[start]

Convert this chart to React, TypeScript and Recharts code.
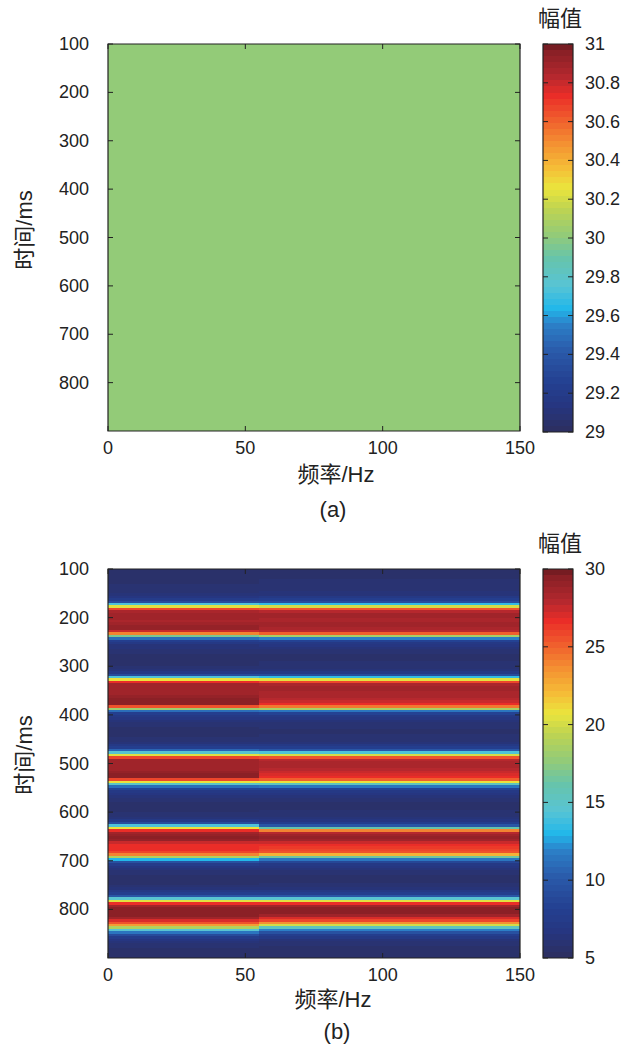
import React from 'react';
import { ComposedChart, XAxis, YAxis, ReferenceArea, Scatter } from 'recharts';

// ---------- shared text style ----------
const FONT = '"Liberation Sans", Arial, "Noto Sans CJK SC", sans-serif';
const INK = '#222';
const TICK_LEN = 5;

// ---------- axes ----------
const freqDomain: [number, number] = [0, 150];
const freqTicks = [0, 50, 100, 150];
const timeDomain: [number, number] = [100, 900];
const timeTicks = [100, 200, 300, 400, 500, 600, 700, 800];

// ---------- panel (a): constant amplitude ----------
const amplitudeA = 30;
const colorRangeA: [number, number] = [29, 31];
const colorTicksA = [29, 29.2, 29.4, 29.6, 29.8, 30, 30.2, 30.4, 30.6, 30.8, 31];

// ---------- panel (b): amplitude per 5 ms row, two frequency segments ----------
const colorRangeB: [number, number] = [5, 30];
const colorTicksB = [5, 10, 15, 20, 25, 30];
const splitFreq = 55;
const rowStart = 100;
const rowStep = 5;

// 0–55 Hz, rows 100 ms … 895 ms
const amplitudeBLow = [
  5.5, 5.5, 5.5, 5.6, 5.6, 5.7, 5.8, 5.8, 6.0, 6.1,
  6.4, 6.9, 7.6, 9.0, 14.0, 20.5, 26.0, 28.3, 28.6, 28.6,
  28.5, 28.4, 28.6, 28.9, 29.2, 27.5, 24.0, 17.0, 11.0, 8.0,
  7.0, 6.5, 6.2, 6.0, 5.8, 5.7, 5.6, 5.6, 5.6, 5.7,
  5.8, 6.2, 7.0, 9.0, 14.0, 21.0, 26.5, 28.5, 28.6, 28.6,
  28.7, 28.8, 29.0, 29.3, 29.6, 29.4, 25.5, 18.0, 11.0, 8.0,
  7.2, 6.7, 6.3, 6.0, 5.8, 5.7, 5.6, 5.6, 5.7, 5.8,
  6.0, 6.4, 7.0, 8.0, 10.5, 14.5, 20.5, 26.0, 28.5, 28.7,
  28.6, 28.6, 28.8, 29.2, 29.5, 29.4, 26.0, 21.0, 15.0, 11.0,
  8.5, 7.2, 6.6, 6.2, 6.0, 5.8, 5.7, 5.6, 5.6, 5.7,
  5.8, 6.0, 6.4, 7.0, 9.0, 14.0, 21.0, 26.5, 28.5, 29.2,
  29.3, 29.0, 27.5, 26.5, 26.5, 26.5, 26.0, 24.0, 19.0, 13.0,
  9.5, 7.5, 6.8, 6.3, 6.0, 5.8, 5.7, 5.6, 5.6, 5.7,
  5.9, 6.3, 7.0, 8.0, 10.0, 14.5, 20.5, 26.5, 28.5, 29.5,
  29.6, 29.6, 29.3, 28.5, 27.0, 25.5, 23.0, 19.0, 14.5, 11.5,
  9.0, 7.5, 6.8, 6.3, 6.0, 5.8, 5.7, 5.6, 5.5, 5.5,
];

// 55–150 Hz, rows 100 ms … 895 ms
const amplitudeBHigh = [
  5.5, 5.5, 5.6, 5.6, 5.8, 5.8, 5.9, 6.0, 6.1, 6.2,
  6.5, 7.0, 7.8, 9.0, 13.5, 20.0, 25.5, 28.0, 28.5, 28.5,
  28.4, 28.4, 28.5, 28.5, 28.3, 27.8, 25.0, 18.5, 12.0, 8.5,
  7.2, 6.6, 6.2, 6.0, 5.8, 5.7, 5.7, 5.7, 5.8, 5.8,
  5.9, 6.3, 7.0, 9.0, 13.5, 20.5, 26.0, 28.2, 28.5, 28.5,
  28.4, 28.3, 28.2, 28.0, 27.5, 26.5, 24.5, 18.5, 11.5, 8.3,
  7.3, 6.8, 6.4, 6.1, 5.9, 5.8, 5.7, 5.7, 5.8, 5.9,
  6.1, 6.5, 7.0, 8.0, 10.0, 14.0, 20.0, 25.5, 28.0, 28.4,
  28.4, 28.3, 28.0, 27.5, 27.0, 26.5, 25.0, 21.0, 15.5, 11.5,
  8.5, 7.2, 6.6, 6.2, 6.0, 5.8, 5.7, 5.7, 5.7, 5.8,
  5.8, 6.0, 6.3, 6.8, 7.8, 10.0, 16.0, 24.0, 28.0, 28.8,
  29.0, 28.6, 27.6, 26.6, 26.2, 26.0, 25.5, 22.5, 16.5, 11.5,
  8.8, 7.2, 6.6, 6.2, 6.0, 5.8, 5.7, 5.7, 5.7, 5.8,
  6.0, 6.3, 7.0, 8.0, 10.0, 14.5, 20.5, 26.5, 28.5, 29.3,
  29.5, 29.3, 28.6, 27.2, 25.8, 23.5, 20.0, 15.5, 12.0, 9.5,
  8.0, 7.0, 6.5, 6.1, 5.9, 5.7, 5.6, 5.6, 5.5, 5.5,
];

// ---------- colormap (jet-like, 64 levels) ----------
type RGB = [number, number, number];
const COLOR_STOPS: [number, RGB][] = [
  [0.0, [44, 47, 98]],
  [0.06, [38, 54, 128]],
  [0.12, [36, 64, 145]],
  [0.2, [42, 90, 170]],
  [0.27, [44, 128, 200]],
  [0.31, [33, 183, 234]],
  [0.37, [88, 196, 212]],
  [0.44, [103, 196, 170]],
  [0.5, [147, 203, 120]],
  [0.57, [192, 212, 80]],
  [0.62, [234, 229, 61]],
  [0.67, [245, 190, 55]],
  [0.73, [244, 148, 50]],
  [0.8, [240, 92, 45]],
  [0.86, [234, 45, 40]],
  [0.91, [178, 40, 46]],
  [1.0, [118, 28, 34]],
];
const LEVELS = 64;

function colorAt(t: number): string {
  const u = Math.min(1, Math.max(0, t));
  for (let i = 1; i < COLOR_STOPS.length; i++) {
    const [t1, c1] = COLOR_STOPS[i];
    if (u <= t1) {
      const [t0, c0] = COLOR_STOPS[i - 1];
      const k = (u - t0) / (t1 - t0);
      const c = c0.map((v, j) => Math.round(v + (c1[j] - v) * k));
      return `rgb(${c[0]},${c[1]},${c[2]})`;
    }
  }
  const last = COLOR_STOPS[COLOR_STOPS.length - 1][1];
  return `rgb(${last[0]},${last[1]},${last[2]})`;
}

function levelOf(v: number, [lo, hi]: [number, number]) {
  const t = (v - lo) / (hi - lo);
  return Math.min(LEVELS - 1, Math.max(0, Math.floor(t * LEVELS)));
}
function levelColor(k: number) {
  return colorAt(k === LEVELS - 1 ? 1 : k / LEVELS);
}
function valueColor(v: number, range: [number, number]) {
  return levelColor(levelOf(v, range));
}

// ---------- cell tables ----------
type Cell = { f0: number; f1: number; t0: number; t1: number; v: number };

const cellsA: Cell[] = [
  { f0: freqDomain[0], f1: freqDomain[1], t0: timeDomain[0], t1: timeDomain[1], v: amplitudeA },
];

const cellsB: Cell[] = amplitudeBLow.flatMap((v, i) => {
  const t0 = rowStart + i * rowStep;
  const t1 = t0 + rowStep;
  return [
    { f0: freqDomain[0], f1: splitFreq, t0, t1, v },
    { f0: splitFreq, f1: freqDomain[1], t0, t1, v: amplitudeBHigh[i] },
  ];
});

// ---------- tick renderers (ticks point into the box) ----------
const tickText = {
  fontFamily: FONT,
  fontSize: 18,
  fill: INK,
};

const BottomTick = (p: any) => (
  <g>
    <line x1={p.x} x2={p.x} y1={p.y} y2={p.y - TICK_LEN} stroke={INK} strokeWidth={1} />
    <text x={p.x} y={p.y + 17} textAnchor="middle" dominantBaseline="central" {...tickText}>
      {p.payload.value}
    </text>
  </g>
);
const TopTick = (p: any) => (
  <line x1={p.x} x2={p.x} y1={p.y} y2={p.y + TICK_LEN} stroke={INK} strokeWidth={1} />
);
const LeftTick = (p: any) => (
  <g>
    <line x1={p.x} x2={p.x + TICK_LEN} y1={p.y} y2={p.y} stroke={INK} strokeWidth={1} />
    <text x={p.x - 19} y={p.y} textAnchor="end" dominantBaseline="central" {...tickText}>
      {p.payload.value}
    </text>
  </g>
);
const LeftTickBare = (p: any) => (
  <line x1={p.x} x2={p.x + TICK_LEN} y1={p.y} y2={p.y} stroke={INK} strokeWidth={1} />
);
const RightTickBare = (p: any) => (
  <line x1={p.x} x2={p.x - TICK_LEN} y1={p.y} y2={p.y} stroke={INK} strokeWidth={1} />
);
const RightTickLabel = (p: any) => (
  <g>
    <line x1={p.x} x2={p.x - TICK_LEN} y1={p.y} y2={p.y} stroke={INK} strokeWidth={1} />
    <text x={p.x + 12} y={p.y} textAnchor="start" dominantBaseline="central" {...tickText}>
      {p.payload.value}
    </text>
  </g>
);

const NoDot = () => null;

// solid, seam-free cell
const cellShape = (fill: string) => (p: any) => (
  <rect x={p.x} y={p.y} width={p.width} height={p.height} fill={fill} stroke="none" shapeRendering="crispEdges" />
);

// ---------- heatmap panel ----------
function Heatmap({ cells, range, top, bottomMargin }: {
  cells: Cell[]; range: [number, number]; top: number; bottomMargin: number;
}) {
  return (
    <div style={{ position: 'absolute', left: 0, top, width: 560, height: 480 }}>
      <ComposedChart width={560} height={480} data={cells} margin={{ top: 34, left: 48, right: 30, bottom: bottomMargin }}>
        {cells.map((c, i) => (
          <ReferenceArea key={i} xAxisId="bottom" yAxisId="left" x1={c.f0} x2={c.f1} y1={c.t0} y2={c.t1}
            ifOverflow="hidden" shape={cellShape(valueColor(c.v, range))} />
        ))}
        <ReferenceArea xAxisId="bottom" yAxisId="left" x1={freqDomain[0]} x2={freqDomain[1]} y1={timeDomain[0]} y2={timeDomain[1]}
          fill="none" fillOpacity={0} stroke={INK} strokeWidth={1.2} />
        <Scatter xAxisId="bottom" yAxisId="left" dataKey="t0" shape={NoDot} isAnimationActive={false} legendType="none" />
        <XAxis xAxisId="bottom" dataKey="f0" type="number" domain={freqDomain} ticks={freqTicks} allowDataOverflow
          height={30} axisLine={false} tickLine={false} tickSize={0} tickMargin={0} interval={0} tick={BottomTick} />
        <XAxis xAxisId="top" dataKey="f0" orientation="top" type="number" domain={freqDomain} ticks={freqTicks} allowDataOverflow
          height={10} axisLine={false} tickLine={false} tickSize={0} tickMargin={0} interval={0} tick={TopTick} />
        <YAxis yAxisId="left" dataKey="t0" type="number" domain={timeDomain} ticks={timeTicks} reversed allowDataOverflow
          width={60} axisLine={false} tickLine={false} tickSize={0} tickMargin={0} interval={0} tick={LeftTick} />
        <YAxis yAxisId="right" dataKey="t0" orientation="right" type="number" domain={timeDomain} ticks={timeTicks} reversed allowDataOverflow
          width={10} axisLine={false} tickLine={false} tickSize={0} tickMargin={0} interval={0} tick={RightTickBare} />
      </ComposedChart>
    </div>
  );
}

// ---------- colour bar ----------
function ColorBar({ range, ticks, top, bottomMargin }: {
  range: [number, number]; ticks: number[]; top: number; bottomMargin: number;
}) {
  const [lo, hi] = range;
  const step = (hi - lo) / LEVELS;
  const levels = Array.from({ length: LEVELS }, (_, k) => ({ k, x: 0.5, y0: lo + k * step, y1: lo + (k + 1) * step }));
  return (
    <div style={{ position: 'absolute', left: 500, top, width: 137, height: 480 }}>
      <ComposedChart width={137} height={480} data={levels} margin={{ top: 44, left: 38, right: 14, bottom: bottomMargin }}>
        {levels.map((l) => (
          <ReferenceArea key={l.k} xAxisId="x" yAxisId="left" x1={0} x2={1} y1={l.y0} y2={l.y1}
            shape={cellShape(levelColor(l.k))} />
        ))}
        <ReferenceArea xAxisId="x" yAxisId="left" x1={0} x2={1} y1={lo} y2={hi}
          fill="none" fillOpacity={0} stroke={INK} strokeWidth={1.2} />
        <Scatter xAxisId="x" yAxisId="left" dataKey="y0" shape={NoDot} isAnimationActive={false} legendType="none" />
        <XAxis xAxisId="x" dataKey="x" type="number" domain={[0, 1]} hide allowDataOverflow />
        <YAxis yAxisId="left" dataKey="y0" type="number" domain={range} ticks={ticks} allowDataOverflow
          width={5} axisLine={false} tickLine={false} tickSize={0} tickMargin={0} interval={0} tick={LeftTickBare} />
        <YAxis yAxisId="right" dataKey="y0" orientation="right" type="number" domain={range} ticks={ticks} allowDataOverflow
          width={50} axisLine={false} tickLine={false} tickSize={0} tickMargin={0} interval={0} tick={RightTickLabel} />
      </ComposedChart>
    </div>
  );
}

// ---------- free text ----------
function Caption({ x, y, text, rotate = 0 }: { x: number; y: number; text: string; rotate?: number }) {
  return (
    <div style={{
      position: 'absolute', left: x, top: y, transform: `translate(-50%, -50%) rotate(${rotate}deg)`,
      fontFamily: FONT, fontSize: 22, color: INK, whiteSpace: 'nowrap', lineHeight: 1,
    }}>{text}</div>
  );
}

function Panel({ offset, cells, range, ticks, tag, tagX, tagY, xLabelX, xLabelY, bottomMargin, barBottomMargin }: {
  offset: number; cells: Cell[]; range: [number, number]; ticks: number[]; tag: string;
  tagX: number; tagY: number; xLabelX: number; xLabelY: number;
  bottomMargin: number; barBottomMargin: number;
}) {
  return (
    <>
      <Heatmap cells={cells} range={range} top={offset} bottomMargin={bottomMargin} />
      <ColorBar range={range} ticks={ticks} top={offset} bottomMargin={barBottomMargin} />
      <Caption x={560} y={offset + 19} text="幅值" />
      <Caption x={25} y={offset + 230} text="时间/ms" rotate={-90} />
      <Caption x={xLabelX} y={xLabelY} text="频率/Hz" />
      <Caption x={tagX} y={tagY} text={tag} />
    </>
  );
}

export default function App() {
  return (
    <div style={{ position: 'absolute', left: 0, top: 0, width: 637, height: 1047, background: '#fff', overflow: 'hidden' }}>
      <Panel offset={0} cells={cellsA} range={colorRangeA} ticks={colorTicksA} tag="(a)"
        tagX={333} tagY={510} xLabelX={336} xLabelY={475} bottomMargin={19} barBottomMargin={48} />
      <Panel offset={525} cells={cellsB} range={colorRangeB} ticks={colorTicksB} tag="(b)"
        tagX={337} tagY={1032} xLabelX={333} xLabelY={1000} bottomMargin={17} barBottomMargin={47} />
    </div>
  );
}
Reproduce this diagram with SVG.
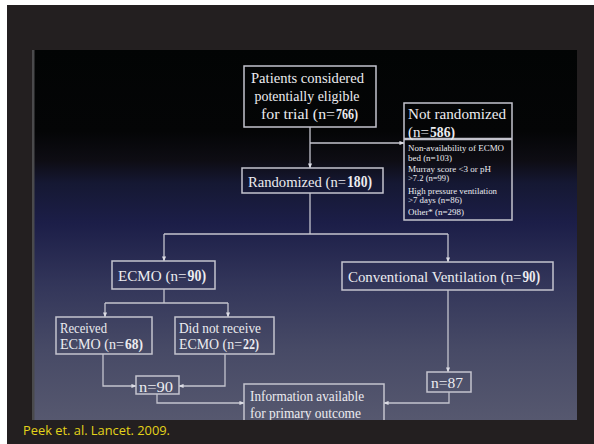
<svg xmlns="http://www.w3.org/2000/svg" width="594" height="444" viewBox="0 0 594 444">
<style>
.box{fill:none;stroke:#c4c4ce;stroke-width:1.5}
.t{font-family:"Liberation Serif","DejaVu Serif",serif;fill:#ececf0}
.s{font-size:7.5px}
.c{fill:none;stroke:#c4c4ce;stroke-width:1.3}
.b{font-weight:bold}
</style>
<defs>
<linearGradient id="bg" x1="0" y1="0" x2="0" y2="1">
<stop offset="0" stop-color="#020404"/>
<stop offset="0.22" stop-color="#040506"/>
<stop offset="0.3" stop-color="#0e0d14"/>
<stop offset="0.36" stop-color="#151833"/>
<stop offset="0.47" stop-color="#1c1e48"/>
<stop offset="0.635" stop-color="#33365a"/>
<stop offset="0.81" stop-color="#474a66"/>
<stop offset="1" stop-color="#56586f"/>
</linearGradient>
<clipPath id="slide"><rect x="32" y="50" width="545" height="370"/></clipPath>
<marker id="ah" viewBox="0 0 6 6" refX="5.5" refY="3" markerWidth="5" markerHeight="5" orient="auto" markerUnits="userSpaceOnUse">
<path d="M0,0.5 L6,3 L0,5.5 Z" fill="#dcdce4"/>
</marker>
</defs>
<rect width="594" height="444" fill="#ffffff"/>
<rect x="7" y="5" width="587" height="439" fill="#231f20"/>
<rect x="32" y="50" width="545" height="370" fill="url(#bg)"/>
<rect x="32" y="50" width="2.5" height="370" fill="#4a4a4c"/>
<g clip-path="url(#slide)">
<g id="connectors">
<path class="c" d="M310,127 V168" marker-end="url(#ah)"/>
<path class="c" d="M310,143 H404" marker-end="url(#ah)"/>
<path class="c" d="M310,193 V234"/>
<path class="c" d="M164,234 H448"/>
<path class="c" d="M164,234 V261" marker-end="url(#ah)"/>
<path class="c" d="M448,234 V262" marker-end="url(#ah)"/>
<path class="c" d="M164,289 V303"/>
<path class="c" d="M105,303 H228"/>
<path class="c" d="M105,303 V317" marker-end="url(#ah)"/>
<path class="c" d="M228,303 V317" marker-end="url(#ah)"/>
<path class="c" d="M103,354 V386 H136" marker-end="url(#ah)"/>
<path class="c" d="M225,354 V386 H179" marker-end="url(#ah)"/>
<path class="c" d="M157,394 V403 H244" marker-end="url(#ah)"/>
<path class="c" d="M448,290 V372" marker-end="url(#ah)"/>
<path class="c" d="M449,392 V403 H384" marker-end="url(#ah)"/>
</g>
<g id="eligible">
<rect class="box" x="244" y="66" width="132" height="61"/>
<text class="t" font-size="15" x="251" y="83" textLength="113" lengthAdjust="spacingAndGlyphs">Patients considered</text>
<text class="t" font-size="15" x="254.5" y="101" textLength="105" lengthAdjust="spacingAndGlyphs">potentially eligible</text>
<text class="t" font-size="15" x="261" y="119" textLength="74" lengthAdjust="spacingAndGlyphs">for trial (n=</text>
<text class="t b" font-size="15" x="336" y="119" textLength="22" lengthAdjust="spacingAndGlyphs">766)</text>
</g>
<g id="not-randomized">
<rect class="box" x="404" y="103" width="108" height="117"/>
<path d="M404,139 H512" stroke="#c4c4ce" stroke-width="2.5"/>
<text class="t" font-size="15" x="408" y="119" textLength="98" lengthAdjust="spacingAndGlyphs">Not randomized</text>
<text class="t" font-size="15" x="408" y="137" textLength="21" lengthAdjust="spacingAndGlyphs">(n=</text>
<text class="t b" font-size="15" x="430" y="137" textLength="25" lengthAdjust="spacingAndGlyphs">586)</text>
<text class="t s" x="408" y="151" textLength="96" lengthAdjust="spacingAndGlyphs">Non-availability of ECMO</text>
<text class="t s" x="408" y="161" textLength="44" lengthAdjust="spacingAndGlyphs">bed (n=103)</text>
<text class="t s" x="408" y="172" textLength="83" lengthAdjust="spacingAndGlyphs">Murray score &lt;3 or pH</text>
<text class="t s" x="408" y="181" textLength="41" lengthAdjust="spacingAndGlyphs">&gt;7.2 (n=99)</text>
<text class="t s" x="408" y="194" textLength="89" lengthAdjust="spacingAndGlyphs">High pressure ventilation</text>
<text class="t s" x="408" y="203" textLength="54" lengthAdjust="spacingAndGlyphs">&gt;7 days (n=86)</text>
<text class="t s" x="408" y="215" textLength="56" lengthAdjust="spacingAndGlyphs">Other* (n=298)</text>
</g>
<g id="randomized">
<rect class="box" x="242" y="168" width="141" height="25"/>
<text class="t" font-size="14.5" x="248" y="187" textLength="98" lengthAdjust="spacingAndGlyphs">Randomized (n=</text>
<text class="t b" font-size="16" x="347" y="187" textLength="25" lengthAdjust="spacingAndGlyphs">180)</text>
</g>
<g id="ecmo">
<rect class="box" x="112" y="261" width="103" height="28"/>
<text class="t" font-size="14.8" x="118" y="281" textLength="68.5" lengthAdjust="spacingAndGlyphs">ECMO (n=</text>
<text class="t b" font-size="16" x="187.5" y="281" textLength="18.5" lengthAdjust="spacingAndGlyphs">90)</text>
</g>
<g id="conventional">
<rect class="box" x="342" y="262" width="211" height="28"/>
<text class="t" font-size="14.6" x="348" y="282" textLength="173.5" lengthAdjust="spacingAndGlyphs">Conventional Ventilation (n=</text>
<text class="t b" font-size="16" x="522.5" y="282" textLength="17.5" lengthAdjust="spacingAndGlyphs">90)</text>
</g>
<g id="received">
<rect class="box" x="56" y="317" width="96" height="37"/>
<text class="t" font-size="14" x="60" y="333" textLength="47" lengthAdjust="spacingAndGlyphs">Received</text>
<text class="t" font-size="14" x="60" y="349" textLength="64" lengthAdjust="spacingAndGlyphs">ECMO  (n=</text>
<text class="t b" font-size="14" x="125" y="349" textLength="18" lengthAdjust="spacingAndGlyphs">68)</text>
</g>
<g id="not-received">
<rect class="box" x="175" y="317" width="99" height="37"/>
<text class="t" font-size="14" x="179" y="333" textLength="82" lengthAdjust="spacingAndGlyphs">Did not receive</text>
<text class="t" font-size="14" x="179" y="349" textLength="63" lengthAdjust="spacingAndGlyphs">ECMO (n=</text>
<text class="t b" font-size="14" x="243" y="349" textLength="16" lengthAdjust="spacingAndGlyphs">22)</text>
</g>
<g id="ecmo-total">
<rect class="box" x="136" y="376" width="43" height="18"/>
<text class="t" font-size="15" x="139" y="392" textLength="34" lengthAdjust="spacingAndGlyphs">n=90</text>
</g>
<g id="cv-total">
<rect class="box" x="427" y="372" width="44" height="20"/>
<text class="t" font-size="15" x="431" y="388" textLength="32" lengthAdjust="spacingAndGlyphs">n=87</text>
</g>
<g id="outcome">
<rect class="box" x="244" y="384" width="140" height="50"/>
<text class="t" font-size="14" x="250" y="401" textLength="114" lengthAdjust="spacingAndGlyphs">Information available</text>
<text class="t" font-size="14" x="250" y="418" textLength="111" lengthAdjust="spacingAndGlyphs">for primary outcome</text>
</g>
</g>
<text x="23" y="435" font-family="'Open Sans','Noto Sans',sans-serif" font-size="13" fill="#e3d31a" textLength="147" lengthAdjust="spacingAndGlyphs">Peek et. al. Lancet. 2009.</text>
</svg>
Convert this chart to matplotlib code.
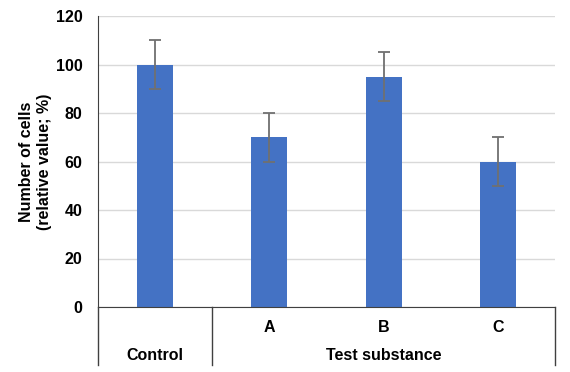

[end]

• [JOB]:
Return each line among the entries that holds the word "React".

• [ANSWER TO THIS EXERCISE]:
Convert this chart to React, TypeScript and Recharts code.
import React from 'react';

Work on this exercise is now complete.